From Data to Human Experience
During the mobility, I gave a lecture titled “From Data Analytics to Predictive UX: Designing User-Centered AI Systems”, where I discussed how AI products increasingly move beyond pure prediction accuracy toward understanding human behavior, expectations, and decision-making patterns.
One of the ideas I kept returning to during discussions with students and researchers was that modern AI systems are no longer just technical artifacts. They shape how people interact with information, make choices, trust interfaces, and even perceive reality.
Building intelligent systems without considering UX today feels a bit like designing architecture without thinking about people moving through space.
Working Alongside eAVISE
A particularly valuable part of the visit was working with the eAVISE research group led by Professor Toon Goedemé. Their work in computer vision, audio recognition, and embedded AI highlighted something I strongly believe in: the future of AI is becoming increasingly physical, contextual, and deeply integrated into real-world environments.

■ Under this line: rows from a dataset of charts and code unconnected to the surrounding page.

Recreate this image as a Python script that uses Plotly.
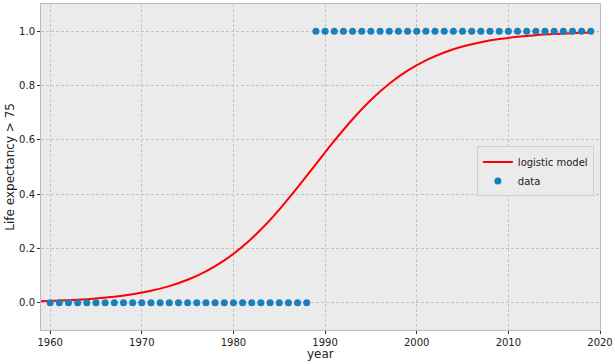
import plotly.graph_objects as go

# data points
years0 = list(range(1960, 1989))
vals0 = [0] * len(years0)
years1 = list(range(1989, 2020))
vals1 = [1] * len(years1)
data_years = years0 + years1
data_vals = vals0 + vals1

# logistic model curve
model_years = [1959, 1961, 1963, 1965, 1967, 1969, 1971, 1973, 1975, 1977, 1979,
               1981, 1983, 1985, 1987, 1989, 1991, 1993, 1995, 1997, 1999,
               2001, 2003, 2005, 2007, 2009, 2011, 2013, 2015, 2017, 2019]
model_vals = [0.0058, 0.0082, 0.0115, 0.0162, 0.0227, 0.0317, 0.0443, 0.0615, 0.0848,
              0.1158, 0.1562, 0.2073, 0.2699, 0.3433, 0.4248, 0.5107, 0.5960, 0.6759,
              0.7467, 0.8065, 0.8548, 0.8928, 0.9217, 0.9433, 0.9592, 0.9708, 0.9792,
              0.9852, 0.9894, 0.9925, 0.9947]

x_ticks = [1960, 1970, 1980, 1990, 2000, 2010, 2020]
y_ticks = [0.0, 0.2, 0.4, 0.6, 0.8, 1.0]

font = "DejaVu Sans"

fig = go.Figure()
fig.add_trace(go.Scatter(x=model_years, y=model_vals, mode="lines", name="logistic model",
                         line=dict(color="#ff0000", width=2, shape="spline")))
fig.add_trace(go.Scatter(x=data_years, y=data_vals, mode="markers", name="data",
                         marker=dict(color="#1a80bb", size=7, line=dict(width=0))))

axis_common = dict(showgrid=True, gridcolor="#c4c4c4", griddash="3px,2px", gridwidth=1,
                   showline=True, linecolor="#bcbcbc", linewidth=1, mirror=True,
                   ticks="outside", ticklen=3, tickcolor="#333333",
                   tickfont=dict(family=font, size=10, color="#222222"),
                   zeroline=False, automargin=False)

fig.update_layout(
    width=615, height=364,
    margin=dict(l=41, r=15, t=4, b=34),
    paper_bgcolor="white", plot_bgcolor="#ebebeb",
    font=dict(family=font, size=10, color="#222222"),
    xaxis=dict(range=[1959, 2020], tickvals=x_ticks, **axis_common),
    yaxis=dict(range=[-0.1, 1.1], tickvals=y_ticks, tickformat=".1f", **axis_common),
    legend=dict(x=0.989, y=0.563, xanchor="right", yanchor="top",
                bgcolor="#ebebeb", bordercolor="#d0d0d0", borderwidth=1,
                font=dict(family=font, size=10, color="#222222"),
                itemwidth=30, tracegroupgap=0),
    showlegend=True,
    annotations=[
        dict(text="year", xref="paper", yref="paper", x=0.5, y=-0.074,
             xanchor="center", yanchor="middle", showarrow=False,
             font=dict(family=font, size=12, color="#222222")),
        dict(text="Life expectancy > 75", xref="paper", yref="paper", x=-0.056, y=0.5,
             xanchor="center", yanchor="middle", showarrow=False, textangle=-90,
             font=dict(family=font, size=12, color="#222222")),
    ],
)

fig.write_html("out.html", config={"displayModeBar": False},
               post_script="document.body.style.margin='0';")
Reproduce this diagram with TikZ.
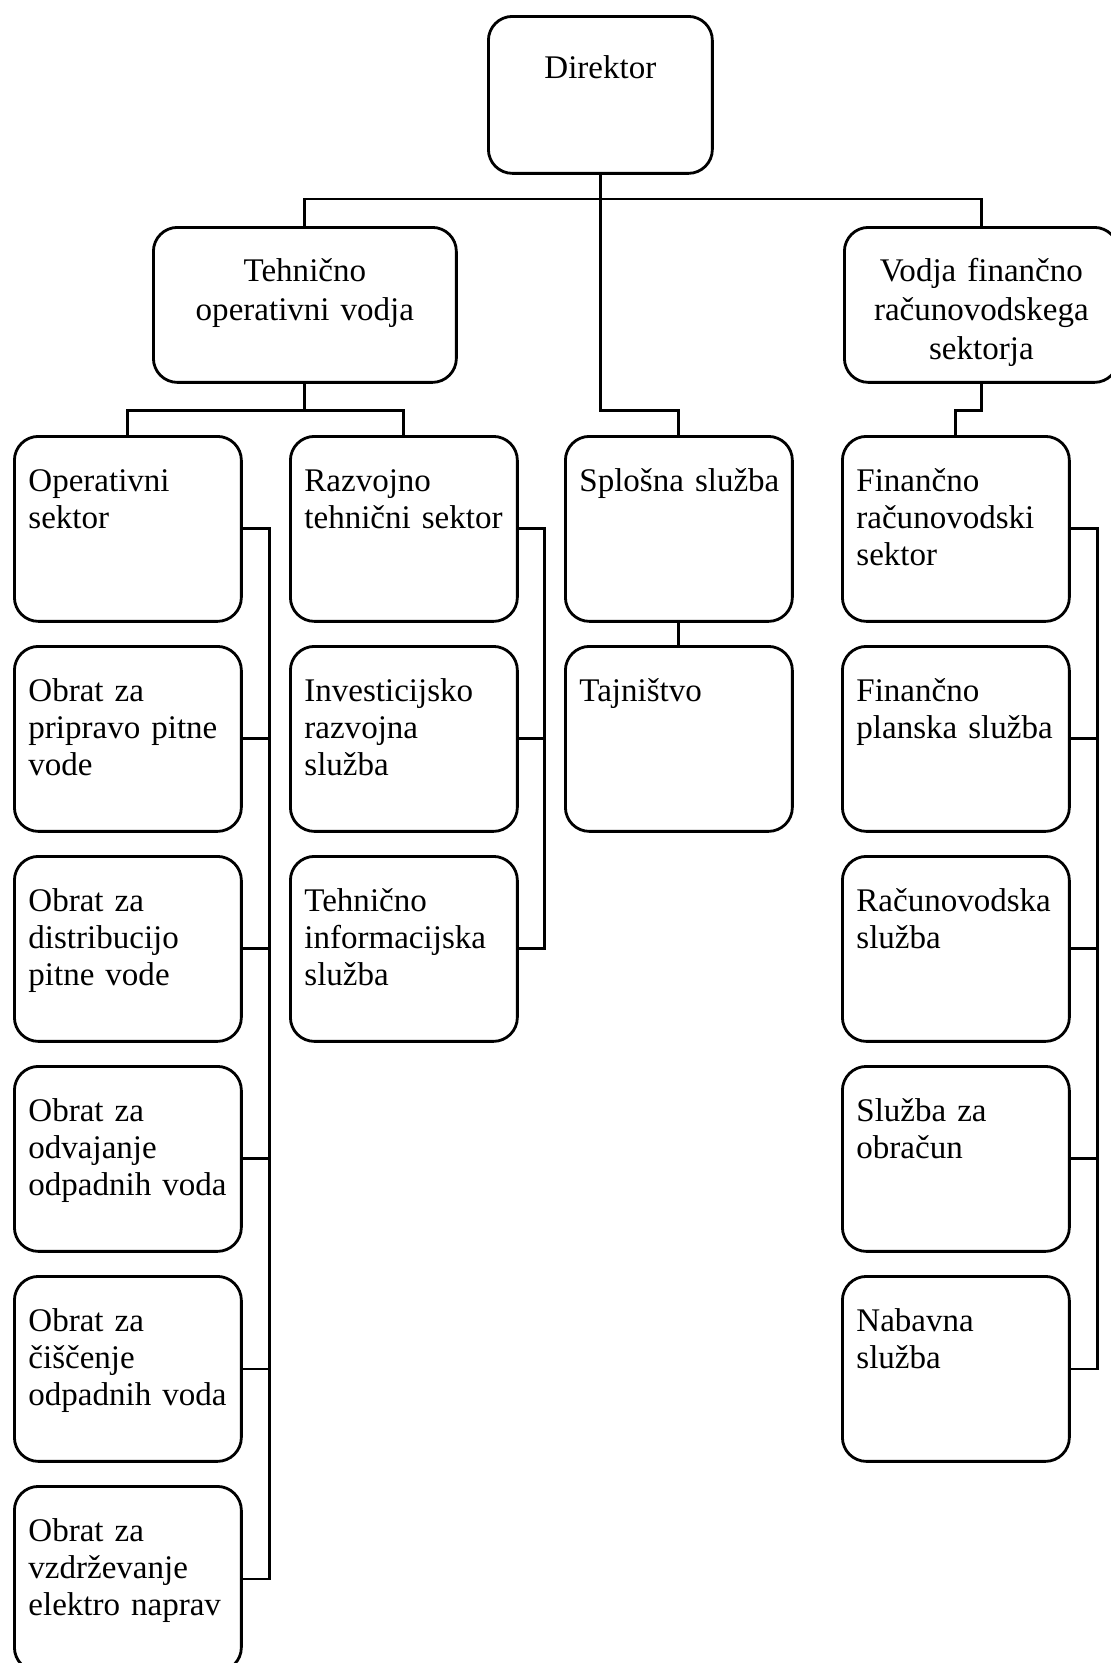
\documentclass[tikz,border=0pt]{standalone}
\usepackage{fontspec}
\setmainfont{Liberation Serif}
\usetikzlibrary{positioning,calc}
\newcommand{\boxfont}{\fontsize{18.8pt}{21pt}\selectfont}
\newcommand{\headfont}{\fontsize{18.8pt}{22.2pt}\selectfont}

\begin{document}
\begin{tikzpicture}[x=0.02cm,y=-0.02cm,line width=1.6pt,
  hd/.style={draw,rounded corners=0.48cm,anchor=north west,align=center,inner sep=0pt,text height=1.08cm,text depth=2.02cm,font=\headfont},
  bx/.style={draw,rounded corners=0.48cm,anchor=north west,text width=3.98cm,align=left,inner xsep=0.28cm,inner ysep=0pt,text height=1.1cm,text depth=2.6cm,font=\boxfont}]
\useasboundingbox (0,0) rectangle (1110,1663);
% top of the chart
\node[hd,text width=4.48cm,text height=1.24cm,text depth=1.9cm] (D) at (487,15) {Direktor};
\node[hd,text width=6.06cm] (T) at (152,226) {Tehnično\\operativni vodja};
\node[hd,text width=5.48cm] (V) at (843,226) {Vodja finančno\\računovodskega\\sektorja};
% columns
\foreach \i/\y/\t in {0/435/{Operativni\\sektor},1/645/{Obrat za\\pripravo pitne\\vode},2/855/{Obrat za\\distribucijo\\pitne vode},
  3/1065/{Obrat za\\odvajanje\\odpadnih voda},4/1275/{Obrat za\\čiščenje\\odpadnih voda},5/1485/{Obrat za\\vzdrževanje\\elektro naprav}}
  \node[bx] (O\i) at (13,\y) {\t};
\foreach \i/\y/\t in {0/435/{Razvojno\\tehnični sektor},1/645/{Investicijsko\\razvojna\\služba},2/855/{Tehnično\\informacijska\\služba}}
  \node[bx] (R\i) at (289,\y) {\t};
\foreach \i/\y/\t in {0/435/{\mbox{Splošna služba}},1/645/{Tajništvo}}
  \node[bx] (S\i) at (564,\y) {\t};
\foreach \i/\y/\t in {0/435/{Finančno\\računovodski\\sektor},1/645/{Finančno\\planska služba},2/855/{Računovodska\\služba},
  3/1065/{Služba za\\obračun},4/1275/{Nabavna\\služba}}
  \node[bx] (F\i) at (841,\y) {\t};
% connectors
\draw (T.north) -- ++(0,-27) -| (V.north);
\draw (D.south) -- ++(0,236) -| (S0.north);
\draw (T.south) -- ++(0,27) -| (O0.north);
\draw (T.south) -- ++(0,27) -| (R0.north);
\draw (V.south) -- ++(0,27) -| (F0.north);
\draw (S0.south) -- (S1.north);
\draw (O0.east) -- ++(27,0) |- (O5.east);
\foreach \i in {1,...,4} \draw (O\i.east) -- ++(27,0);
\draw (R0.east) -- ++(26,0) |- (R2.east);
\draw (R1.east) -- ++(26,0);
\draw (F0.east) -- ++(27,0) |- (F4.east);
\foreach \i in {1,2,3} \draw (F\i.east) -- ++(27,0);
\end{tikzpicture}
\end{document}
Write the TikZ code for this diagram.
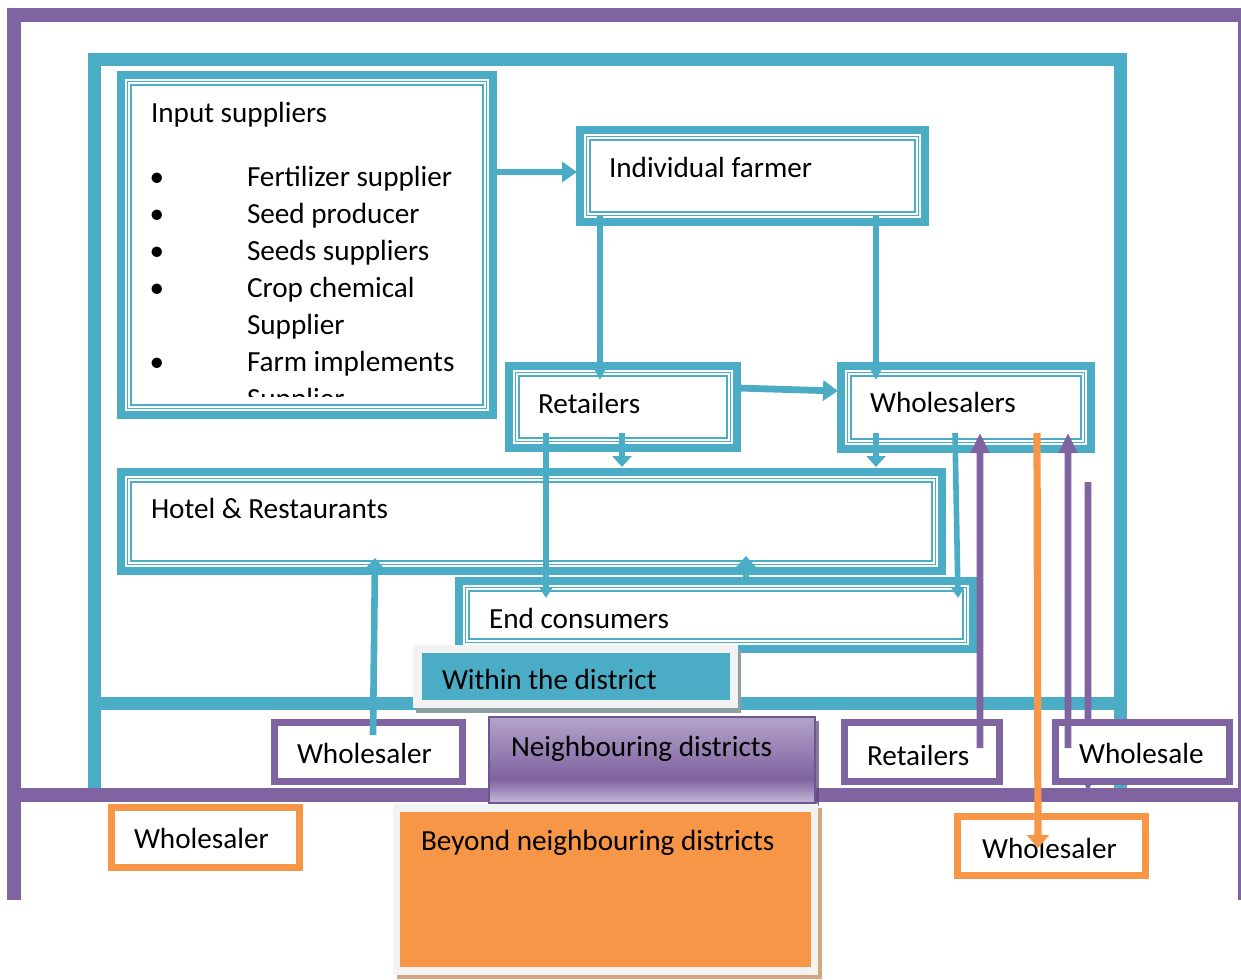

Seeing how research teams approach rapid prototyping, interdisciplinary collaboration, and applied AI development inside a leading European university gave me a lot to reflect on personally – not only from a research perspective, but also in terms of education and product thinking.
AI Is Changing Its Shape
One thing that became especially clear to me during this mobility is that the conversation around AI is shifting. We are moving from “Can we build it?” toward “How should humans actually experience it?” And honestly, this changes everything – from interface design to ethics, accessibility, and trust.
The systems that will matter most in the next decade probably won’t be the ones with the most complex models. They will be the ones people can actually understand, trust, and comfortably interact with.
Beyond Academic Mobility
Beyond lectures and seminars, we also discussed future collaborative research initiatives and opportunities for deeper academic cooperation. For me personally, these conversations were probably the most inspiring part of the trip because they opened space for long-term ideas rather than short-term networking.
Academic mobility is often described as knowledge exchange. But in practice, the most valuable thing is perspective exchange. You return not only with notes, contacts, or presentations – but with recalibrated thinking.